India dan NASA Luncurkan Satelit untuk Lacak Perubahan Terkecil Bumi
NASA dan India bekerja sama meluncurkan satelit pemetaan Bumi yang mampu melacak bahkan perubahan terkecil pada daratan dan es.
Misi senilai US$ 1,3 miliar atau Rp 21,3 triliun (kurs Rp 16.390/US$) ini akan membantu peramal cuaca dan petugas pertolongan pertama selangkah lebih maju dalam menghadapi banjir, tanah longsor, letusan gunung berapi, dan bencana lainnya.
Satelit yang diluncurkan dari India ini akan mensurvei hampir seluruh wilayah Bumi berkali-kali. Dua radar yang dimilikinya — satu dari Amerika Serikat (AS) dan yang lainnya dari India — akan beroperasi siang dan malam, menembus awan, hujan, dan dedaunan untuk mengumpulkan banyak data dengan detail yang luar biasa.

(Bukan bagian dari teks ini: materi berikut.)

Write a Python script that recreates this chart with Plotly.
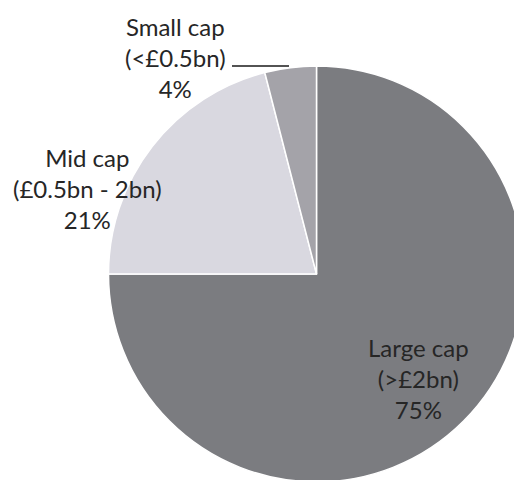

Sinyal gelombang mikro yang dipancarkan ke Bumi dari radar ganda akan dipantulkan kembali ke reflektor antena super besar satelit yang bertengger di ujung boom seperti payung pantai. Para ilmuwan akan membandingkan sinyal masuk dan keluar saat pesawat ruang angkasa melintasi lokasi yang sama dua kali setiap 12 hari, menguraikan perubahan hingga sekecil 1 cm.
Kolaborasi Strategis AS dan India
"Selamat kepada India!" kata Menteri Ilmu Pengetahuan dan Teknologi India, Jitendra Singh, dalam unggahan di akun X setelah satelit berhasil mencapai orbit, seperti dikutip AP News, Rabu (30/7). Ia menyebut misi ini akan memberikan manfaat bagi seluruh komunitas dunia.

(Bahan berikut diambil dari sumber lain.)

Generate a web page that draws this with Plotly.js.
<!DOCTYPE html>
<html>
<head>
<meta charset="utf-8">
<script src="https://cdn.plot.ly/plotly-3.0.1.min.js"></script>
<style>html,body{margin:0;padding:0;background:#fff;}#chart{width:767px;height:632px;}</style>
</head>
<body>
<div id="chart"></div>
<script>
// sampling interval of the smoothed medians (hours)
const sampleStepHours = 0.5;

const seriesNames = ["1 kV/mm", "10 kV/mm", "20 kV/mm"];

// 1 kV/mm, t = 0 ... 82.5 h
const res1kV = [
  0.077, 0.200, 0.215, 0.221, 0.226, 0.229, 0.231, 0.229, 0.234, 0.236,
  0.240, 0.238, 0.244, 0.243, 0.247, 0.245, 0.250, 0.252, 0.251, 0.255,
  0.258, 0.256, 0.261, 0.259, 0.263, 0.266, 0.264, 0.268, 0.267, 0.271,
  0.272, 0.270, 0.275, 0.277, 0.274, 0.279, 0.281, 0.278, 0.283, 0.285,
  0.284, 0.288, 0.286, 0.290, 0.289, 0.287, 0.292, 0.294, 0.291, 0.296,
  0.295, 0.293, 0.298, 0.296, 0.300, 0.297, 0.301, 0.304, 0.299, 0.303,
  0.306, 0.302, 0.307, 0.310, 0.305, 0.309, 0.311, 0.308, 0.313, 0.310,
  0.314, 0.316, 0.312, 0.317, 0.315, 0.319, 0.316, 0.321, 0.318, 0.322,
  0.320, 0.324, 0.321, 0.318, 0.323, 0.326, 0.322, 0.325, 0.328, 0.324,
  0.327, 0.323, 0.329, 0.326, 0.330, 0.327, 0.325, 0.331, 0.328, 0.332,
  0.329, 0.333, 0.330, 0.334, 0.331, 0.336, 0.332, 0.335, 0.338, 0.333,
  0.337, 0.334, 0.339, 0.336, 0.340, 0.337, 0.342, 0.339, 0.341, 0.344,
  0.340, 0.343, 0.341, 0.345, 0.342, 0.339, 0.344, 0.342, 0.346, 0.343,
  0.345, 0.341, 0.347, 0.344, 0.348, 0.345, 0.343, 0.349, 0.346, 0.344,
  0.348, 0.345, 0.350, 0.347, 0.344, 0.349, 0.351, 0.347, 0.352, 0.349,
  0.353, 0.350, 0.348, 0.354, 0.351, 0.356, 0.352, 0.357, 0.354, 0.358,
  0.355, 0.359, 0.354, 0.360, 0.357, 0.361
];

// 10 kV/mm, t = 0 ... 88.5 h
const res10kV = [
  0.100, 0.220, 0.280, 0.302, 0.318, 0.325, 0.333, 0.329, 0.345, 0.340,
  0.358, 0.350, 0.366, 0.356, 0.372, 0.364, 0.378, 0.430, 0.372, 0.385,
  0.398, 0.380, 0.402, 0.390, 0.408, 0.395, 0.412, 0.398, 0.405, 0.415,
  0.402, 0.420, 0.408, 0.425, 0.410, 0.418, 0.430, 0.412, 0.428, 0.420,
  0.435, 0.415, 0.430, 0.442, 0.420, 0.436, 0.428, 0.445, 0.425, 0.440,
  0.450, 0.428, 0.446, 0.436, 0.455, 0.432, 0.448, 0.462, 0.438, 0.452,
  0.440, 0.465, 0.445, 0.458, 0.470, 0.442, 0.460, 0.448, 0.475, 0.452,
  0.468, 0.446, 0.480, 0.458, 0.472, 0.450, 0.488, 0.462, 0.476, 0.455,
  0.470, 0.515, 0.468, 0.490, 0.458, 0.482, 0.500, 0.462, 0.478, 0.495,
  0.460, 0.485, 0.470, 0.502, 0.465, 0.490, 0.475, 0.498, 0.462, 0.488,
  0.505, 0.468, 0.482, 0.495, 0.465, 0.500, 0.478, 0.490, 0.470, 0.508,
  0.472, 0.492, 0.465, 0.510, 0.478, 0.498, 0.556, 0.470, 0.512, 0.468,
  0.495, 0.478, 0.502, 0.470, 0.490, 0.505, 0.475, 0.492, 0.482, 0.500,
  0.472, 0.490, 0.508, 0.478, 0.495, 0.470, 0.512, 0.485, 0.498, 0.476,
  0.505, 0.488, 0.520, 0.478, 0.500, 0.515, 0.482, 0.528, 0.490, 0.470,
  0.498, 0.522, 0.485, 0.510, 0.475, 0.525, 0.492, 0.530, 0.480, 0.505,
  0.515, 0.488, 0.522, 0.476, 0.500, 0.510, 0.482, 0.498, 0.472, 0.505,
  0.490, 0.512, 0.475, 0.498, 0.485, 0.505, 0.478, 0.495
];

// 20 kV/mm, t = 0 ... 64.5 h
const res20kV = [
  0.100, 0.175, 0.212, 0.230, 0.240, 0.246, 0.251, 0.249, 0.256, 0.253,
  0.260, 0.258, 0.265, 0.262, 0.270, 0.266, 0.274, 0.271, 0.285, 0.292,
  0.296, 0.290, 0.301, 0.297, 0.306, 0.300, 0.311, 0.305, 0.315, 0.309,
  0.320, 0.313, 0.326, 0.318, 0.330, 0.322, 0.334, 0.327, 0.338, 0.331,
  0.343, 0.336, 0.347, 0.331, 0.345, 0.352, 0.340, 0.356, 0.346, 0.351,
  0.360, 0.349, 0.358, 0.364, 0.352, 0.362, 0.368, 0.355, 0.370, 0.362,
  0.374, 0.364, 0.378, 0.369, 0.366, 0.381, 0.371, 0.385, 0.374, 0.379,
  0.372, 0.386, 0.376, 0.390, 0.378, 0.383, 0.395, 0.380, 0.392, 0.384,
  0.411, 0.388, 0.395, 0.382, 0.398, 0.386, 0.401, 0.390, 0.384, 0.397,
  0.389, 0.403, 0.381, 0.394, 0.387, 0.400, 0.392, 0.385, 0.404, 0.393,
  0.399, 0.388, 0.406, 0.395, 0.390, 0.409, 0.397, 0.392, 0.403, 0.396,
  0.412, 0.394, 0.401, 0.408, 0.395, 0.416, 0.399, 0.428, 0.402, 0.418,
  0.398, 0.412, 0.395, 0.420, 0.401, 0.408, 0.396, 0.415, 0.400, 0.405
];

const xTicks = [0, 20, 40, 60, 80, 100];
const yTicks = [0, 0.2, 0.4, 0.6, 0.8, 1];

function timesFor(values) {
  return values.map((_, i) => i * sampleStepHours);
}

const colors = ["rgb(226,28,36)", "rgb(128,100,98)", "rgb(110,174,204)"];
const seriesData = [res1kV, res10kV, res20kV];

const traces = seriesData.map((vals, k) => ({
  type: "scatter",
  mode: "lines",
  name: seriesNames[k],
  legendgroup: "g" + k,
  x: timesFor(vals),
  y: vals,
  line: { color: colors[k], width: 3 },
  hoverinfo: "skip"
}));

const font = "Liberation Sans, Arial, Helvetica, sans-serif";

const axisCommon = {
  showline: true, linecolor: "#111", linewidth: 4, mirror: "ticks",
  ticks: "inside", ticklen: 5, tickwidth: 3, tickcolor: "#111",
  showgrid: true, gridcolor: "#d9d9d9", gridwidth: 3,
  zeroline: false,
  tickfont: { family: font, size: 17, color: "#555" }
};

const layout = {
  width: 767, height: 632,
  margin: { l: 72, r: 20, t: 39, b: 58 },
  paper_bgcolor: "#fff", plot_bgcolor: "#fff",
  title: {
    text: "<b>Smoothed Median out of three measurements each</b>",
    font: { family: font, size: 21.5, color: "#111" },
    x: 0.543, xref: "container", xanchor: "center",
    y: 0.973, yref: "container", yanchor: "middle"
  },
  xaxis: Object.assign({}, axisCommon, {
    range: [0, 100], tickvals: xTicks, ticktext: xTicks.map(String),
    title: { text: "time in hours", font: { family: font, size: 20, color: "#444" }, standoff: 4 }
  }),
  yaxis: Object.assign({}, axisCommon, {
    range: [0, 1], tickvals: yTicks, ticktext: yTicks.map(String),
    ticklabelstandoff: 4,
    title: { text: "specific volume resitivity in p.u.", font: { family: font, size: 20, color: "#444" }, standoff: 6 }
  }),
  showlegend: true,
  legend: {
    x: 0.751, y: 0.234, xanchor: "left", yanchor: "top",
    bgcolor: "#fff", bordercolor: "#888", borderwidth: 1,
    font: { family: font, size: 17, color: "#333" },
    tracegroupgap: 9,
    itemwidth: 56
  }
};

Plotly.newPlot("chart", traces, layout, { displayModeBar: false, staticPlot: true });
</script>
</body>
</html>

Wakil Administrator Asosiasi NASA, Casey Swails, yang merupakan bagian dari delegasi kecil yang berangkat ke India untuk peluncuran tersebut, mengatakan peluncuran satelit ini benar-benar menunjukkan kepada dunia apa yang dapat dilakukan oleh AS dan India.

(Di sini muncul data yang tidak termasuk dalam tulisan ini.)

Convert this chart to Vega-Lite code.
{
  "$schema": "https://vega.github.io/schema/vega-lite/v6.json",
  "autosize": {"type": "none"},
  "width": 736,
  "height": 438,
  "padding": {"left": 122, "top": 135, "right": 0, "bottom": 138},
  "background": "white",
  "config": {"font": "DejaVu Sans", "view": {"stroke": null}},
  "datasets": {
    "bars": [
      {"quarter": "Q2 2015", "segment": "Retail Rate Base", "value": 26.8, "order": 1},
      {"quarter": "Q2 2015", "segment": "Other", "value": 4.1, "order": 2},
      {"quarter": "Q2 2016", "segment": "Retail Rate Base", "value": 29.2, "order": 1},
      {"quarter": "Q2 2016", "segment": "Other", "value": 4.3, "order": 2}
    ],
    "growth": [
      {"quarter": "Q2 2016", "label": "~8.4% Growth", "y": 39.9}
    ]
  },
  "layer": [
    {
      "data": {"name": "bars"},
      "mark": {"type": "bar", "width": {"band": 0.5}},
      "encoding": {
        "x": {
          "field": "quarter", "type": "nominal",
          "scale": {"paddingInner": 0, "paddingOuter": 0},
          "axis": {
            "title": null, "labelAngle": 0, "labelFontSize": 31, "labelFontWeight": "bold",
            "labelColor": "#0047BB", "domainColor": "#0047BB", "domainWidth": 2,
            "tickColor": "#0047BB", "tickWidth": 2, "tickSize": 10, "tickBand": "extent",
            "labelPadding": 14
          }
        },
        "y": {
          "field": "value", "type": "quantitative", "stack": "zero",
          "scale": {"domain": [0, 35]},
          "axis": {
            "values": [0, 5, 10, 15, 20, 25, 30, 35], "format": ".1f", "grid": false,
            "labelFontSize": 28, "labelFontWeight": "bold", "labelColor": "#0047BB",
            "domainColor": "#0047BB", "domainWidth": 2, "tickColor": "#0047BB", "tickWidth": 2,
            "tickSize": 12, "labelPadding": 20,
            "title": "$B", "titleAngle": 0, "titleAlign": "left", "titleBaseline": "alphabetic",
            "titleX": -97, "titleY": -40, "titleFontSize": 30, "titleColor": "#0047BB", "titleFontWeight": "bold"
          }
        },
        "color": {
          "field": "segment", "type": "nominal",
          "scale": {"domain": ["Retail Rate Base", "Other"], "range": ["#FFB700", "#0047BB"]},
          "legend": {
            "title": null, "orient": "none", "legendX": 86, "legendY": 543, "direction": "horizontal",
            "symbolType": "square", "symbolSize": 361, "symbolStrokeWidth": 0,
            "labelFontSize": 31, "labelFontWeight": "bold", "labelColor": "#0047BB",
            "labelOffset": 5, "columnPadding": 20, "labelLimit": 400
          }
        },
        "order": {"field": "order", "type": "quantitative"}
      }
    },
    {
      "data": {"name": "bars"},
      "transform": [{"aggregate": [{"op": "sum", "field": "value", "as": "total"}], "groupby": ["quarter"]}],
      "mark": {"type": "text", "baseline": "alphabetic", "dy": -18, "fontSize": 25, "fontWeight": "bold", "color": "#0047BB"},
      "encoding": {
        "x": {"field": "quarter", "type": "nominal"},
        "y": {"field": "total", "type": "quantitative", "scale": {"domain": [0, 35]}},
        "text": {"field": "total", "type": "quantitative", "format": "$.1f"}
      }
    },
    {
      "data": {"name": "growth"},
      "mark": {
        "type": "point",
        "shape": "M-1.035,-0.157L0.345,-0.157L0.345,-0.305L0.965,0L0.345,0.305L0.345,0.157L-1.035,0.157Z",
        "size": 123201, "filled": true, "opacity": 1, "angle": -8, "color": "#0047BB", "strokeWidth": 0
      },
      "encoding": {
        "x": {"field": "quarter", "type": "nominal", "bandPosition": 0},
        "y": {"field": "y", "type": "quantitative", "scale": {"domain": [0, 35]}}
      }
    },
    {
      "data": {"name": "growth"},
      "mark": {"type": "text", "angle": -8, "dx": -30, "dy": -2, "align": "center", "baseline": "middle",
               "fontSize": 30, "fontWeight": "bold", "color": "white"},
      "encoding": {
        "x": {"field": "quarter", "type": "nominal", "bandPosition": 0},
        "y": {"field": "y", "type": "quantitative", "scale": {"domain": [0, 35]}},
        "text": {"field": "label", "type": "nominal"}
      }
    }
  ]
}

Perlu waktu seminggu penuh untuk memperpanjang boom satelit sepanjang 9 meter dan membuka reflektor berbentuk drum berdiameter 12 meter yang terbuat dari kawat berlapis emas. Operasi ilmiah akan dimulai pada akhir Oktober 2025.
Di antara pengukuran satelit yang paling mendesak mencakup mencairnya gletser dan lapisan es kutub; pergeseran pasokan air tanah; pergerakan dan tekanan permukaan tanah yang memicu tanah longsor dan gempa bumi; serta gangguan hutan dan lahan basah yang meningkatkan emisi karbon dioksida dan metana.
"Ini adalah satelit radar pertama di jenisnya yang akan mengubah cara kita mempelajari planet asal kita dan memprediksi bencana alam dengan lebih baik sebelum terjadi," kata Kepala Misi Sains NASA, Nicky Fox, sebelum satelit lepas landas, pada Rabu (30/7). Ia adalah bagian dari delegasi NASA yang menghadiri peluncuran secara langsung.
NASA menyumbang US$ 1,2 miliar atau Rp 19,67 triliun untuk misi tiga tahun ini. NASA juga memasok radar frekuensi rendah dan reflektor. Kontribusi Organisasi Penelitian Antariksa India sebesar US$ 91 juta atau Rp 1,49 triliun mencakup radar frekuensi tinggi dan struktur satelit utama, serta peluncuran dari sebuah pulau penghalang di Teluk Benggala. Ini adalah kolaborasi antariksa terbesar antara kedua negara.
Satelit yang disebut NISAR — kependekan dari NASA-ISRO Synthetic Aperture Radar — akan beroperasi dari orbit yang hampir melingkari kutub pada ketinggian 747 kilometer. Satelit ini akan bergabung dengan puluhan misi observasi Bumi yang telah dioperasikan oleh AS dan India.